I held it in my hands and my mom looked at me, smiling, like she knew my mind was going to be blown. This 12 x 12 square was going to make all my dreams come true and she made it happen. She was going to win Christmas!
I ripped the paper off. And stared at it. And softly said to myself, “What the hell is this?”
(the video begins right here)
I had never seen this before. It said Andy Gibb on the cover but this was not my Andy Gibb. This guy was in black and white -- no red satin shirt! -- and he had a weird punk rock haircut that looked more like the Kinks than the Bee Gees. Where was his soft, feathered hair? You could barely even see his chest hair!
This was not Shadow Dancing. It was Flowing Rivers, Andy Gibb’s first album which came out before I even knew that he existed. A lifetime ago, like six months or more! Flowing Rivers sounds like a Lawrence Welk album -- not something from a teenage heartthrob with dark, curly chest hair popping out of his jacket.
I’m sure I had asked my mom for “the Andy Gibb album.” How would she know there was more than one? She probably went to the record department at Dayton’s and flipped through the G’s until she saw Andy Gibb. It’s possible that every last copy of Shadow Dancing was sold out that day and this was all that was left -- but how could she know that?
I was confused, holding Flowing Rivers in my hands while my whole family watched and waited for me to explode. I saw no other 12 x 12 presents under the tree. This was it. There would be no Shadow Dancing that Christmas. But I did my very best to kindly and politely look at my mom and whisper an awkward “Thank you.”
It was a sad moment. But not just because of Andy Gibb. I was sad that I could ruin a happy moment for my mom; the moment she had honestly and lovingly tried to make my Christmas dreams come true. Even as a child, I felt how important it was for parents to make their children happy on Christmas morning. And I sensed that growing up was making that more difficult.
As they get older, the things that are most important to our children are often the things that are unspoken. The deepest desire, the unrealistic dream, the awkward fascination, the search for identity. When you’re a prepubescent girl contemplating marriage to a rock star, most of that goes unsaid. What would my mom have said if I had told her about my married-to-Andy-Gibb fantasy, the one where we walk around in our apartment in our bathrobes? Should she break the news that twenty year-olds can’t marry ten year olds? Or just smile and say “fingers crossed!” We can’t know everything in their developing minds. And that makes finding that life-changing gift trickier as they grow up.

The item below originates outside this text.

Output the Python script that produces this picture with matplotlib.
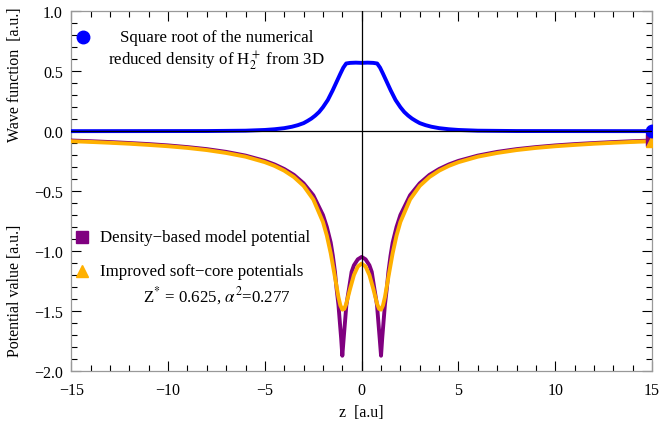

No, Christmas is not about presents. But don’t pretend you don’t live for that moment when you surprise your child with the PERFECT gift.
Twenty-five years later, I’m a grown-ass married lady, spending Christmas at my parents’ house. And the gift waiting for me under the tree is a flat 6 x 6 square. It’s either a CD or a desk calendar. And, truthfully, I’d be fine with a desk calendar. But when I open it, I see the red satin shirt … the chest hair … arms outstretched, saying “come on girl … “ Yes, it’s Shadow Dancing; and for a quick moment, I get that thrill again of hoping we’ll get married -- even though I’m thirty-five years old and he’s dead and my actual husband is sitting right next to me on the piano bench.
And both my parents sit on the edges of their seats, a little unsure, but looking like they fully expect to pop up and start high-fiving each other.
Because it is never too late …to win the whole damn holiday.